I recommend people to hire a career coach. It’s not that expensive. There are many who are providing career coaching (data science related). Talk to them over phone/zoom on a regular basis to guide you and clarify your doubts (technical as well as non-technical). Also ask them to review your CV and provide you with interview preparation tips. You may hire me as a coach (contact: analyticsuniversity@gmail.com).
Sometimes, you may not have to learn all that I have mentioned above to start applying. You just need to do a couple of projects in a given field and then you will start getting calls. Five years back I trained someone, who was an absolute beginner, in Supply Chain Analytics for 2 weeks. He managed to get a job with PwC in a month time. Another person, who was working as a tester with IBM, managed to get a Financial Crime analytics job after doing a Credit scoring course form me (contact me if you are interested to learn Credit risk modelling).
My first student (back in 2014) was an experience IT professional (10 years more experienced than me) who managed to become a data science manager at Cognizant after learning some basic stuffs from me. He is not a hands-on data scientist, but he has enough knowledge to manage data science teams (ideal for experience > 10 years).

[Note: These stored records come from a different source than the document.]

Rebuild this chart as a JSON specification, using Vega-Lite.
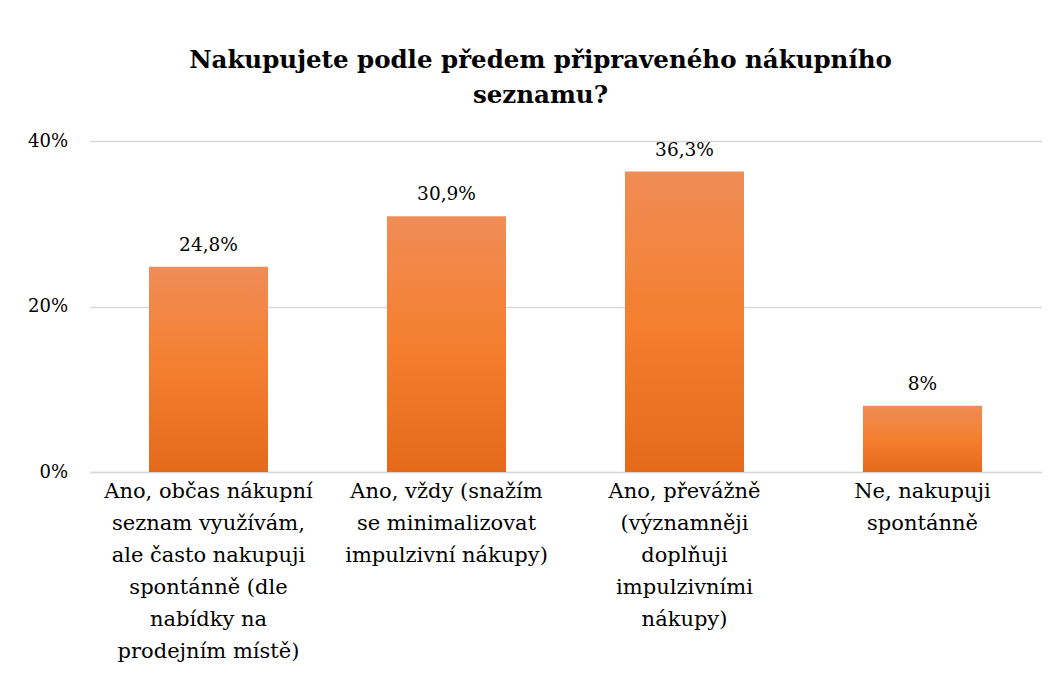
{
  "$schema": "https://vega.github.io/schema/vega-lite/v6.json",
  "width": 952,
  "height": 331,
  "autosize": "none",
  "padding": {"left": 89.5, "top": 141, "right": 17.5, "bottom": 219},
  "background": "white",
  "title": {
    "text": ["Nakupujete podle předem připraveného nákupního", "seznamu?"],
    "font": "DejaVu Serif",
    "fontSize": 24.5,
    "fontWeight": "bold",
    "color": "#000000",
    "lineHeight": 35,
    "anchor": "middle",
    "dx": -25,
    "offset": 24
  },
  "data": {
    "values": [
      {"cat": "Ano, občas nákupní|seznam využívám,|ale často nakupuji|spontánně (dle|nabídky na|prodejním místě)", "value": 0.248, "label": "24,8%", "order": 1},
      {"cat": "Ano, vždy (snažím|se minimalizovat|impulzivní nákupy)", "value": 0.309, "label": "30,9%", "order": 2},
      {"cat": "Ano, převážně|(významněji|doplňuji|impulzivními|nákupy)", "value": 0.363, "label": "36,3%", "order": 3},
      {"cat": "Ne, nakupuji|spontánně", "value": 0.08, "label": "8%", "order": 4}
    ]
  },
  "encoding": {
    "x": {
      "field": "cat",
      "type": "nominal",
      "sort": {"field": "order"},
      "scale": {"paddingInner": 0.5, "paddingOuter": 0.25},
      "axis": {
        "title": null,
        "labelAngle": 0,
        "labelExpr": "split(datum.label, '|')",
        "labelFont": "DejaVu Serif",
        "labelFontSize": 21,
        "labelLineHeight": 32,
        "labelColor": "#000000",
        "labelPadding": 8,
        "labelBaseline": "top",
        "labelLimit": 0,
        "labelOverlap": false,
        "ticks": false,
        "domainColor": "#d9d9d9",
        "domainWidth": 1.5
      }
    },
    "y": {
      "field": "value",
      "type": "quantitative",
      "scale": {"domain": [0, 0.4]},
      "axis": {
        "title": null,
        "values": [0, 0.2, 0.4],
        "format": ".0%",
        "labelFont": "DejaVu Serif",
        "labelFontSize": 18,
        "labelColor": "#000000",
        "labelPadding": 22,
        "ticks": false,
        "domain": false,
        "gridColor": "#d9d9d9",
        "gridWidth": 1.5
      }
    }
  },
  "layer": [
    {
      "mark": {
        "type": "bar",
        "color": {
          "gradient": "linear",
          "x1": 0, "y1": 0, "x2": 0, "y2": 1,
          "stops": [
            {"offset": 0, "color": "#f08c56"},
            {"offset": 0.5, "color": "#f47f2e"},
            {"offset": 1, "color": "#e46a1a"}
          ]
        }
      }
    },
    {
      "mark": {
        "type": "text",
        "dy": -12,
        "baseline": "bottom",
        "font": "DejaVu Serif",
        "fontSize": 18.5,
        "color": "#000000"
      },
      "encoding": {"text": {"field": "label"}}
    }
  ],
  "config": {"view": {"stroke": null}}
}
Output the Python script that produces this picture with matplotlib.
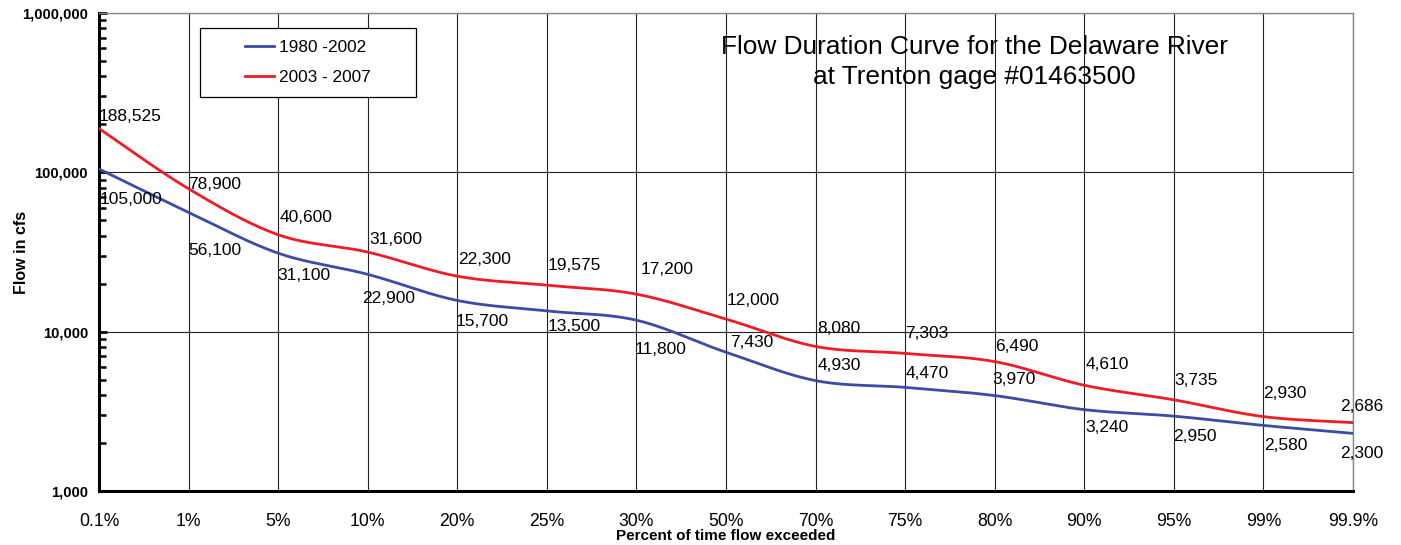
import numpy as np
import matplotlib
matplotlib.use('Agg')
import matplotlib.pyplot as plt
from matplotlib.ticker import FuncFormatter, LogLocator, NullFormatter
from matplotlib.patches import Rectangle

plt.rcParams['font.family'] = ['Liberation Sans', 'DejaVu Sans']

percent_labels = ['0.1%', '1%', '5%', '10%', '20%', '25%', '30%', '50%',
                  '70%', '75%', '80%', '90%', '95%', '99%', '99.9%']
flow_1980_2002 = [105000, 56100, 31100, 22900, 15700, 13500, 11800, 7430,
                  4930, 4470, 3970, 3240, 2950, 2580, 2300]
flow_2003_2007 = [188525, 78900, 40600, 31600, 22300, 19575, 17200, 12000,
                  8080, 7303, 6490, 4610, 3735, 2930, 2686]

# label offsets in pixels (dx, dy)
blue_offsets = [(1, -31), (0, -38), (-1, -22), (-6, -24), (-2, -21), (1, -16),
                (-2, -29), (4, 10), (2, 15), (0, 14), (-2, 16), (1, -18),
                (-1, -20), (1, -20), (-13, -20)]
red_offsets = [(0, 12), (0, 4), (1, 17), (2, 13), (1, 17), (1, 20), (4, 25),
               (1, 19), (2, 18), (0, 20), (0, 15), (1, 21), (1, 19), (0, 23),
               (-13, 16)]

BLUE = '#3a4ca6'
RED = '#ee1c25'


def smooth_curve(values, steps=30):
    # excel style smoothed line: catmull-rom through points in log space
    x = np.arange(len(values), dtype=float)
    y = np.log10(np.array(values, dtype=float))
    pts = np.column_stack([x, y])
    out = []
    n = len(pts)
    for i in range(n - 1):
        p0 = pts[max(i - 1, 0)]
        p1 = pts[i]
        p2 = pts[i + 1]
        p3 = pts[min(i + 2, n - 1)]
        b1 = p1 + (p2 - p0) / 6.0
        b2 = p2 - (p3 - p1) / 6.0
        t = np.linspace(0, 1, steps)[:, None]
        seg = ((1 - t) ** 3 * p1 + 3 * (1 - t) ** 2 * t * b1 +
               3 * (1 - t) * t ** 2 * b2 + t ** 3 * p2)
        out.append(seg if i == 0 else seg[1:])
    out = np.vstack(out)
    return out[:, 0], 10 ** out[:, 1]


def add_labels(ax, values, offsets):
    for i, (v, (dx, dy)) in enumerate(zip(values, offsets)):
        ax.annotate(f'{v:,}', (i, v), xytext=(dx * 0.72, dy * 0.72),
                    textcoords='offset points', ha='left', va='center',
                    fontsize=12.5, color='black', zorder=5)


fig = plt.figure(figsize=(14.01, 5.45), dpi=100)
ax = fig.add_axes([99 / 1401, 54 / 545, 1254 / 1401, 478 / 545])

xb, yb = smooth_curve(flow_1980_2002)
xr, yr = smooth_curve(flow_2003_2007)
ax.plot(xb, yb, color=BLUE, lw=2.0, label='1980 -2002', zorder=3)
ax.plot(xr, yr, color=RED, lw=2.0, label='2003 - 2007', zorder=3)

add_labels(ax, flow_1980_2002, blue_offsets)
add_labels(ax, flow_2003_2007, red_offsets)

ax.set_yscale('log')
ax.set_ylim(1000, 1000000)
ax.set_xlim(0, len(percent_labels) - 1)
ax.set_xticks(range(len(percent_labels)))
ax.set_xticklabels(percent_labels, fontsize=12.7)
ax.tick_params(axis='x', length=0, pad=16)

ax.yaxis.set_major_locator(LogLocator(base=10, numticks=10))
ax.yaxis.set_major_formatter(FuncFormatter(lambda v, p: f'{v:,.0f}'))
ax.yaxis.set_minor_locator(LogLocator(base=10, subs=np.arange(2, 10), numticks=10))
ax.yaxis.set_minor_formatter(NullFormatter())
ax.tick_params(axis='y', which='major', direction='in', length=6, width=2,
               labelsize=10.6, pad=8)
ax.tick_params(axis='y', which='minor', direction='in', length=5, width=1.8)
for lab in ax.get_yticklabels():
    lab.set_fontweight('bold')

ax.grid(True, which='major', axis='both', color='#222222', lw=0.8)
ax.set_axisbelow(True)

for side in ['left', 'bottom']:
    ax.spines[side].set_linewidth(2.2)
    ax.spines[side].set_color('black')
for side in ['top', 'right']:
    ax.spines[side].set_linewidth(1.0)
    ax.spines[side].set_color('#888888')

ax.set_ylabel('Flow in cfs', fontsize=11.5, fontweight='bold')
ax.yaxis.set_label_coords(-0.056, 0.5)
ax.set_xlabel('Percent of time flow exceeded', fontsize=11, fontweight='bold',
              labelpad=-1)

ax.text(0.698, 0.8975, 'Flow Duration Curve for the Delaware River\n'
        'at Trenton gage #01463500', transform=ax.transAxes, ha='center',
        va='center', fontsize=18.9, linespacing=1.28, zorder=6)

box = Rectangle((101 / 1254, 394 / 478), 216 / 1254, 69 / 478,
                transform=ax.transAxes, facecolor='white', edgecolor='black',
                lw=0.9, zorder=6)
ax.add_patch(box)
leg = ax.legend(loc='center', bbox_to_anchor=(0.1667, 0.8964), frameon=False,
                fontsize=12.4, handlelength=1.7, handletextpad=0.3,
                labelspacing=0.9, borderpad=0)
leg.set_zorder(7)

fig.savefig('out.png', dpi=100)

The bottom-line is that you need not become an expert to break into data science. So do not feel intimidated by reading on different blogs that you need to master 100 different techniques before calling yourself a data scientist. Like software engineering projects, there are many types of data science projects. Some are extremely complex, others are moderate to easy ones.
But there is something for everyone in this field. So if you are genuinely interested, I suggest you give it a shot at it (and now). This field (despite over-hype) will only going to grow in the future (imho).